Certainly people appear more confused than ever before. Take the Warwick University student George Lawlor, who was so incensed upon logging into Facebook and discovering that he had been invited to a consent class rather than a banterous fancy dress party that he was moved to write an article about his ordeal on a student website. “To be invited to such a waste of time was the biggest insult I’ve received in a good few years,” he wailed. Really? That seems unlikely, George. He accompanied his tantrum with a photograph of himself holding a sign saying, “This is Not What a Rapist Looks Like” – an act so brain-achingly dumb it might almost be classed as an assault. If Lawlor believes that no rapist wears a V-neck jumper or attends a Russell Group university, that they all lurk around in bushes wearing balaclavas and slavering, then he might find an hour’s class quite enlightening.

He would not be the only one to benefit from a little perspective realignment. How about the man in Cardiff who posted an “open letter” on his Facebook page about his “disheartening” and “offensive” experience when a woman started running away from him as he walked, “fast behind her”, on a dark road after midnight. Or take the trolls who reacted to the Labour MP Jess Phillips’ rejection of a debate for an International Men’s Day by sending her a barrage of vile rape fantasies online. When Phillips spoke out about the abuse, she received yet more messages questioning whether she had been abused in the first place. A finer, or more depressing, parable for victim blaming one could not find.

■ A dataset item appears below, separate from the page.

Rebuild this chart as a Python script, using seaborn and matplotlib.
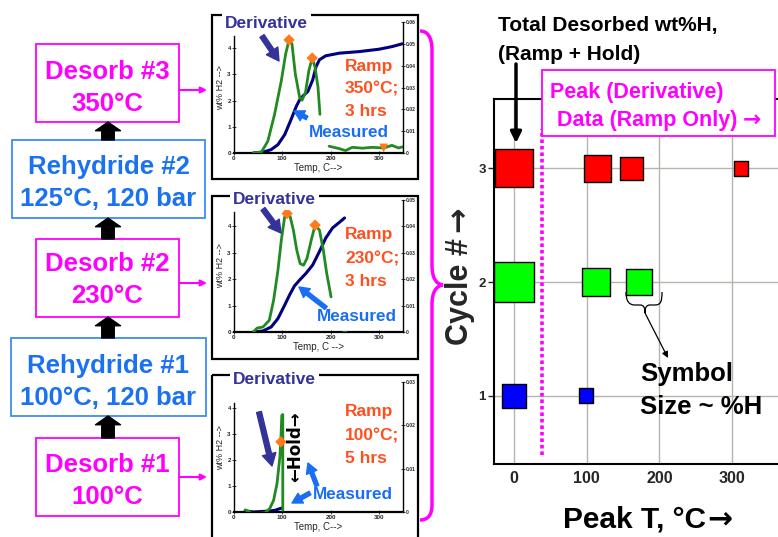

When one considers that one in five women between the ages of 16 and 59 has experienced some form of sexual violence, including one in three female students, then consent classes come to seem a necessity. If nothing else, they may teach people that 90 per cent of rape victims know their attacker; that of an estimated 85,000 rapes in England and Wales every year, only 1,070 end in a conviction. Freshers’ Week, however, is too late – consent should be studied with sex education at school. Then, one hopes, no one ever need find themselves asking the question “is this rape?” ever again.